● **Problem description**
Omit every picture and return the rest of the data unaltered.

● **Recorded information**
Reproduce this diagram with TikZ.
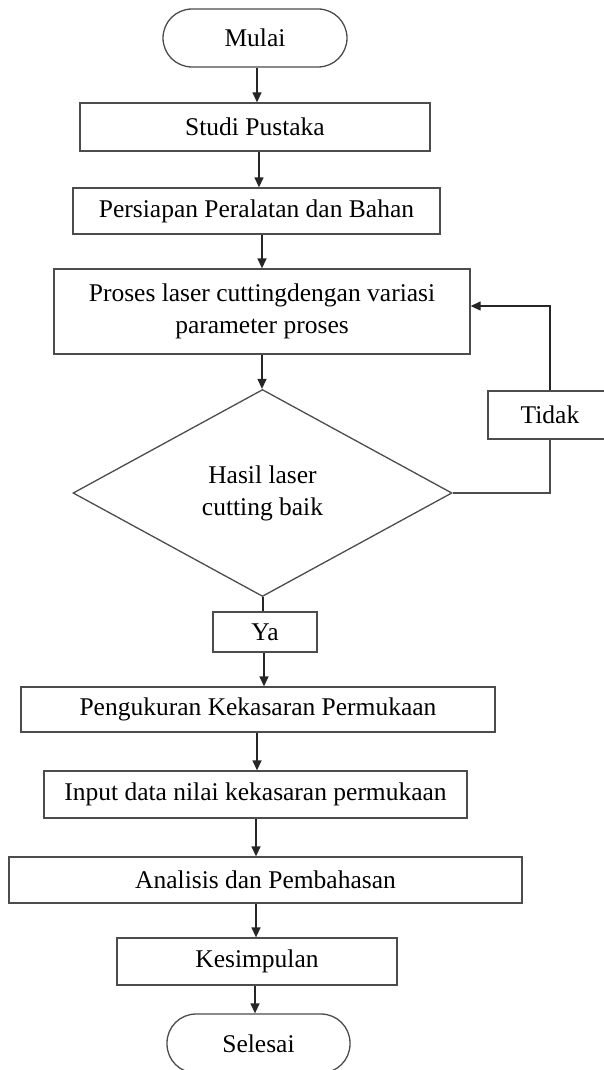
\documentclass[tikz,border=0pt]{standalone}
\usepackage{fontspec}
\setmainfont{Liberation Serif}
\usetikzlibrary{shapes.geometric,arrows.meta}
\tikzstyle{boite}=[rectangle, draw=black!70, line width=1.3pt, fill=white, inner sep=0pt, align=center, font=\fontsize{25.5}{32}\selectfont]
\tikzstyle{terminal}=[boite, rounded corners=29pt]
\tikzstyle{choix}=[boite, diamond, rounded corners=0pt]
\tikzstyle{lien}=[line width=1.3pt, draw=black!85]
\newcommand{\fl}[3]{ \draw[lien,->] ([xshift=#1pt]#2.south) -- ([xshift=#1pt]#2.south |- #3.north); }

\begin{document}
\begin{tikzpicture}[x=1pt,y=-1pt,>={Triangle[length=10pt,width=9pt]}]

 \useasboundingbox (0,0) rectangle (603,1070);

 \node[terminal,minimum width=184pt,minimum height=58pt] (mulai) at (255,38) {Mulai};
 \node[boite,minimum width=350pt,minimum height=48pt] (studi) at (255,127) {Studi Pustaka};
 \node[boite,minimum width=367pt,minimum height=46pt] (persiapan) at (256.5,211) {Persiapan Peralatan dan Bahan};
 \node[boite,minimum width=416pt,minimum height=85pt] (proses) at (262,311.5) {Proses laser cuttingdengan variasi\\parameter proses};
 \node[choix,minimum width=379pt,minimum height=207pt] (hasil) at (262.5,493) {Hasil laser\\cutting baik};
 \node[boite,minimum width=124pt,minimum height=48pt] (tidak) at (550,415) {Tidak};
 \node[boite,minimum width=104pt,minimum height=40pt] (ya) at (265,632) {Ya};
 \node[boite,minimum width=474pt,minimum height=45pt] (ukur) at (258,709.5) {Pengukuran Kekasaran Permukaan};
 \node[boite,minimum width=423pt,minimum height=47pt] (input) at (255.5,794.5) {Input data nilai kekasaran permukaan};
 \node[boite,minimum width=513pt,minimum height=46pt] (analisis) at (265.5,880) {Analisis dan Pembahasan};
 \node[boite,minimum width=280pt,minimum height=47pt] (kesimpulan) at (257,961.5) {Kesimpulan};
 \node[terminal,minimum width=183pt,minimum height=59pt] (selesai) at (258.5,1043.5) {Selesai};

 \fl{2}{mulai}{studi}
 \fl{4}{studi}{persiapan}
 \fl{5.5}{persiapan}{proses}
 \fl{0}{proses}{hasil}
 \draw[lien] ([xshift=0.5pt]hasil.south) -- ([xshift=0.5pt]hasil.south |- ya.north);
 \fl{-1}{ya}{ukur}
 \fl{-1}{ukur}{input}
 \fl{0.5}{input}{analisis}
 \fl{-9.5}{analisis}{kesimpulan}
 \fl{-2}{kesimpulan}{selesai}

 % retour si tidak
 \draw[lien,draw=black!70] (hasil.east) -- (hasil.east -| tidak.south) -- (tidak.south);
 \draw[lien,->] (tidak.north) |- ([yshift=5.5pt]proses.east);

\end{tikzpicture}
\end{document}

● **Expected answer**
Reproduce this diagram with TikZ.
\documentclass[tikz,border=0pt]{standalone}
\usepackage{fontspec}
\setmainfont{Liberation Serif}
\usetikzlibrary{shapes.geometric,arrows.meta}
\tikzstyle{boite}=[rectangle, draw=black!70, line width=1.3pt, fill=white, inner sep=0pt, align=center, font=\fontsize{25.5}{32}\selectfont]
\tikzstyle{terminal}=[boite, rounded corners=29pt]
\tikzstyle{choix}=[boite, diamond, rounded corners=0pt]
\tikzstyle{lien}=[line width=1.3pt, draw=black!85]
\newcommand{\fl}[3]{ \draw[lien,->] ([xshift=#1pt]#2.south) -- ([xshift=#1pt]#2.south |- #3.north); }

\begin{document}
\begin{tikzpicture}[x=1pt,y=-1pt,>={Triangle[length=10pt,width=9pt]}]

 \useasboundingbox (0,0) rectangle (603,1070);

 \node[terminal,minimum width=184pt,minimum height=58pt] (mulai) at (255,38) {Mulai};
 \node[boite,minimum width=350pt,minimum height=48pt] (studi) at (255,127) {Studi Pustaka};
 \node[boite,minimum width=367pt,minimum height=46pt] (persiapan) at (256.5,211) {Persiapan Peralatan dan Bahan};
 \node[boite,minimum width=416pt,minimum height=85pt] (proses) at (262,311.5) {Proses laser cuttingdengan variasi\\parameter proses};
 \node[choix,minimum width=379pt,minimum height=207pt] (hasil) at (262.5,493) {Hasil laser\\cutting baik};
 \node[boite,minimum width=124pt,minimum height=48pt] (tidak) at (550,415) {Tidak};
 \node[boite,minimum width=104pt,minimum height=40pt] (ya) at (265,632) {Ya};
 \node[boite,minimum width=474pt,minimum height=45pt] (ukur) at (258,709.5) {Pengukuran Kekasaran Permukaan};
 \node[boite,minimum width=423pt,minimum height=47pt] (input) at (255.5,794.5) {Input data nilai kekasaran permukaan};
 \node[boite,minimum width=513pt,minimum height=46pt] (analisis) at (265.5,880) {Analisis dan Pembahasan};
 \node[boite,minimum width=280pt,minimum height=47pt] (kesimpulan) at (257,961.5) {Kesimpulan};
 \node[terminal,minimum width=183pt,minimum height=59pt] (selesai) at (258.5,1043.5) {Selesai};

 \fl{2}{mulai}{studi}
 \fl{4}{studi}{persiapan}
 \fl{5.5}{persiapan}{proses}
 \fl{0}{proses}{hasil}
 \draw[lien] ([xshift=0.5pt]hasil.south) -- ([xshift=0.5pt]hasil.south |- ya.north);
 \fl{-1}{ya}{ukur}
 \fl{-1}{ukur}{input}
 \fl{0.5}{input}{analisis}
 \fl{-9.5}{analisis}{kesimpulan}
 \fl{-2}{kesimpulan}{selesai}

 % retour si tidak
 \draw[lien,draw=black!70] (hasil.east) -- (hasil.east -| tidak.south) -- (tidak.south);
 \draw[lien,->] (tidak.north) |- ([yshift=5.5pt]proses.east);

\end{tikzpicture}
\end{document}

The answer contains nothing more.